**Dataset extract**

• • •

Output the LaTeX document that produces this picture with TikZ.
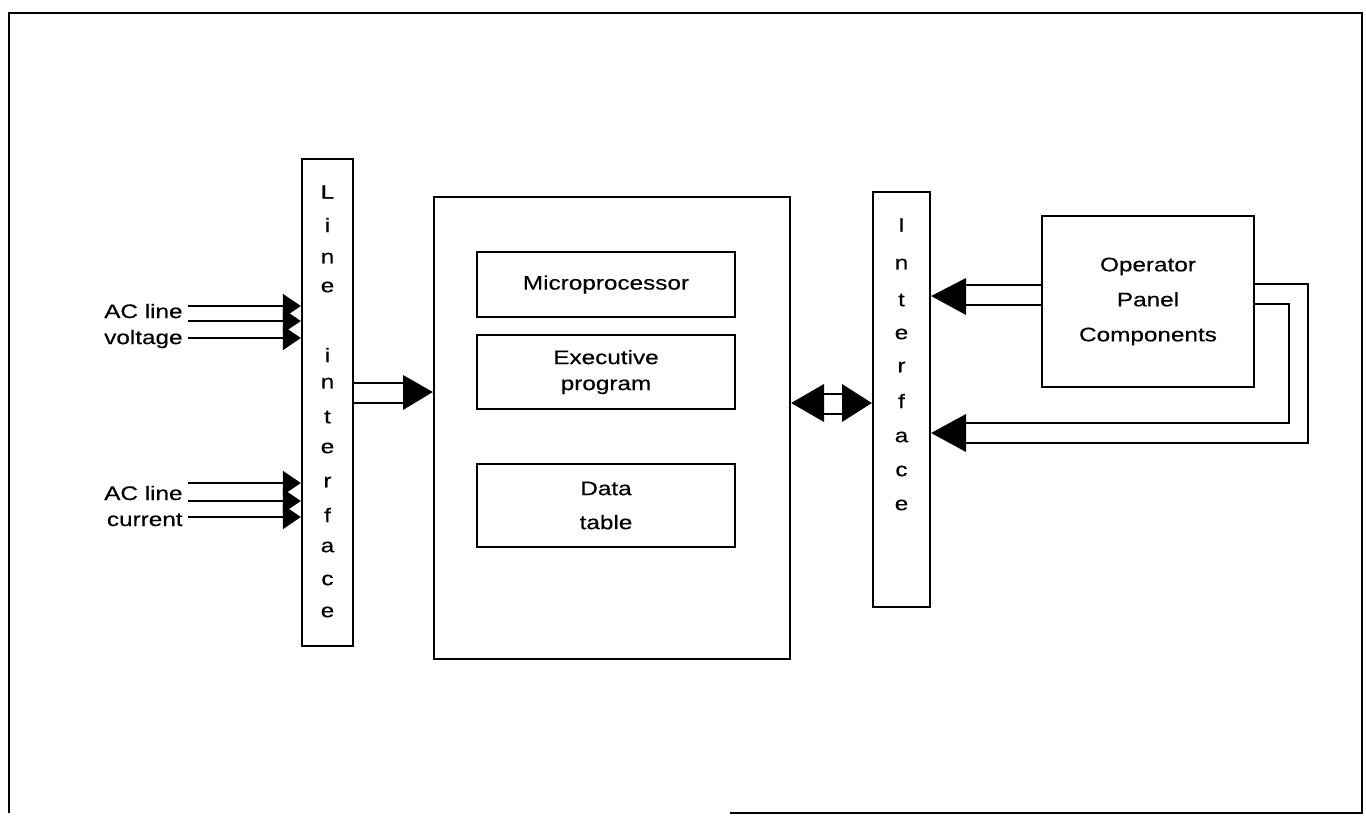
\documentclass[tikz,border=0pt]{standalone}
\usepackage{fontspec}
\setmainfont[FakeStretch=1.24,FakeBold=0.4]{Liberation Sans}
\usetikzlibrary{fit,arrows.meta}
\begin{document}
\begin{tikzpicture}[x=0.5pt,y=-0.5pt,
  box/.style={draw,line width=1.15pt,inner sep=0pt},
  lbl/.style={font=\fontsize{9.8pt}{13pt}\selectfont,inner sep=0pt},
  conn/.style={line width=0.9pt},
  tri/.style={conn,-{Triangle[length=9pt,width=12pt]}},
  frame/.style={line width=1.4pt}]
\useasboundingbox (0,0) rectangle (1366,815);
% outer frame
\draw[frame] (730,813) -- (1362,813) -- (1362,13) -- (9,13) -- (9,813);
% boxes
\node[box,fit={(302,159) (353,646)}] (li) {};
\node[box,fit={(434,197) (790,659)}] (mb) {};
\node[box,fit={(477,252) (735,317)}] (mp) {};
\node[lbl] (mpt) at (mp.center) {Microprocessor};
\node[box,fit={(477,335) (735,409)}] (ex) {};
\node[lbl,align=center] (ext) at (ex.center) {Executive\\program};
\node[box,fit={(477,464) (735,547)}] (dt) {};
\node[lbl,align=center,font=\fontsize{9.8pt}{17pt}\selectfont] (dtt) at (dt.center) {Data\\table};
\node[box,fit={(873,192) (930,607)}] (ri) {};
\node[box,fit={(1042,216) (1254,387)}] (op) {};
\node[lbl,align=center,font=\fontsize{9.8pt}{17.5pt}\selectfont] (opt) at (op.center) {Operator\\Panel\\Components};
% vertical letters
\foreach \l/\y [count=\k] in {L/192,i/225,n/258,e/287,i/355,n/383,t/417,e/448,r/482,f/515,a/547,c/580,e/612}
  \node[lbl] (la\k) at (327.5,\y) {\l};
\foreach \l/\y [count=\k] in {I/225,n/264,t/300,e/334,r/367,f/401,a/437,c/471,e/505}
  \node[lbl] (lb\k) at (901.5,\y) {\l};
% AC inputs
\node[lbl,align=right,anchor=east] (vlab) at (183,326) {AC line\\voltage};
\node[lbl,align=right,anchor=east] (clab) at (183,506) {AC line\\current};
\foreach \y [count=\k] in {306,321,338} {
  \coordinate (v\k) at (188,\y);
  \draw[tri] (v\k) -- (v\k -| li.west);
}
\foreach \y [count=\k] in {483,501,517} {
  \coordinate (c\k) at (188,\y);
  \draw[tri] (c\k) -- (c\k -| li.west);
}
% line interface -> main box
\draw[conn] (li.east |- 0,383) -- (403,383);
\draw[conn] (li.east |- 0,403) -- (403,403);
\fill (403,375) -- (mb.west |- 0,392) -- (403,410) -- cycle;
% main box <-> interface
\fill (mb.east |- 0,403) -- (824,384) -- (824,422) -- cycle;
\draw[conn] (824,394) -- (842,394);
\draw[conn] (824,414) -- (842,414);
\fill (ri.west |- 0,403) -- (842,384) -- (842,422) -- cycle;
% operator -> interface
\draw[conn] (op.west |- 0,285) -- (966,285);
\draw[conn] (op.west |- 0,305) -- (966,305);
\fill (ri.east |- 0,296) -- (966,278) -- (966,315) -- cycle;
% loop
\draw[conn] (op.east |- 0,284) -- (1308,284) -- (1308,443) -- (966,443);
\draw[conn] (op.east |- 0,304) -- (1289,304) -- (1289,423) -- (966,423);
\fill (ri.east |- 0,433) -- (966,414) -- (966,452) -- cycle;
\end{tikzpicture}
\end{document}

• • •

Transcribe the material exactly, keeping every word and none of the pictures.

**Answer to the task**
Output the LaTeX document that produces this picture with TikZ.
\documentclass[tikz,border=0pt]{standalone}
\usepackage{fontspec}
\setmainfont[FakeStretch=1.24,FakeBold=0.4]{Liberation Sans}
\usetikzlibrary{fit,arrows.meta}
\begin{document}
\begin{tikzpicture}[x=0.5pt,y=-0.5pt,
  box/.style={draw,line width=1.15pt,inner sep=0pt},
  lbl/.style={font=\fontsize{9.8pt}{13pt}\selectfont,inner sep=0pt},
  conn/.style={line width=0.9pt},
  tri/.style={conn,-{Triangle[length=9pt,width=12pt]}},
  frame/.style={line width=1.4pt}]
\useasboundingbox (0,0) rectangle (1366,815);
% outer frame
\draw[frame] (730,813) -- (1362,813) -- (1362,13) -- (9,13) -- (9,813);
% boxes
\node[box,fit={(302,159) (353,646)}] (li) {};
\node[box,fit={(434,197) (790,659)}] (mb) {};
\node[box,fit={(477,252) (735,317)}] (mp) {};
\node[lbl] (mpt) at (mp.center) {Microprocessor};
\node[box,fit={(477,335) (735,409)}] (ex) {};
\node[lbl,align=center] (ext) at (ex.center) {Executive\\program};
\node[box,fit={(477,464) (735,547)}] (dt) {};
\node[lbl,align=center,font=\fontsize{9.8pt}{17pt}\selectfont] (dtt) at (dt.center) {Data\\table};
\node[box,fit={(873,192) (930,607)}] (ri) {};
\node[box,fit={(1042,216) (1254,387)}] (op) {};
\node[lbl,align=center,font=\fontsize{9.8pt}{17.5pt}\selectfont] (opt) at (op.center) {Operator\\Panel\\Components};
% vertical letters
\foreach \l/\y [count=\k] in {L/192,i/225,n/258,e/287,i/355,n/383,t/417,e/448,r/482,f/515,a/547,c/580,e/612}
  \node[lbl] (la\k) at (327.5,\y) {\l};
\foreach \l/\y [count=\k] in {I/225,n/264,t/300,e/334,r/367,f/401,a/437,c/471,e/505}
  \node[lbl] (lb\k) at (901.5,\y) {\l};
% AC inputs
\node[lbl,align=right,anchor=east] (vlab) at (183,326) {AC line\\voltage};
\node[lbl,align=right,anchor=east] (clab) at (183,506) {AC line\\current};
\foreach \y [count=\k] in {306,321,338} {
  \coordinate (v\k) at (188,\y);
  \draw[tri] (v\k) -- (v\k -| li.west);
}
\foreach \y [count=\k] in {483,501,517} {
  \coordinate (c\k) at (188,\y);
  \draw[tri] (c\k) -- (c\k -| li.west);
}
% line interface -> main box
\draw[conn] (li.east |- 0,383) -- (403,383);
\draw[conn] (li.east |- 0,403) -- (403,403);
\fill (403,375) -- (mb.west |- 0,392) -- (403,410) -- cycle;
% main box <-> interface
\fill (mb.east |- 0,403) -- (824,384) -- (824,422) -- cycle;
\draw[conn] (824,394) -- (842,394);
\draw[conn] (824,414) -- (842,414);
\fill (ri.west |- 0,403) -- (842,384) -- (842,422) -- cycle;
% operator -> interface
\draw[conn] (op.west |- 0,285) -- (966,285);
\draw[conn] (op.west |- 0,305) -- (966,305);
\fill (ri.east |- 0,296) -- (966,278) -- (966,315) -- cycle;
% loop
\draw[conn] (op.east |- 0,284) -- (1308,284) -- (1308,443) -- (966,443);
\draw[conn] (op.east |- 0,304) -- (1289,304) -- (1289,423) -- (966,423);
\fill (ri.east |- 0,433) -- (966,414) -- (966,452) -- cycle;
\end{tikzpicture}
\end{document}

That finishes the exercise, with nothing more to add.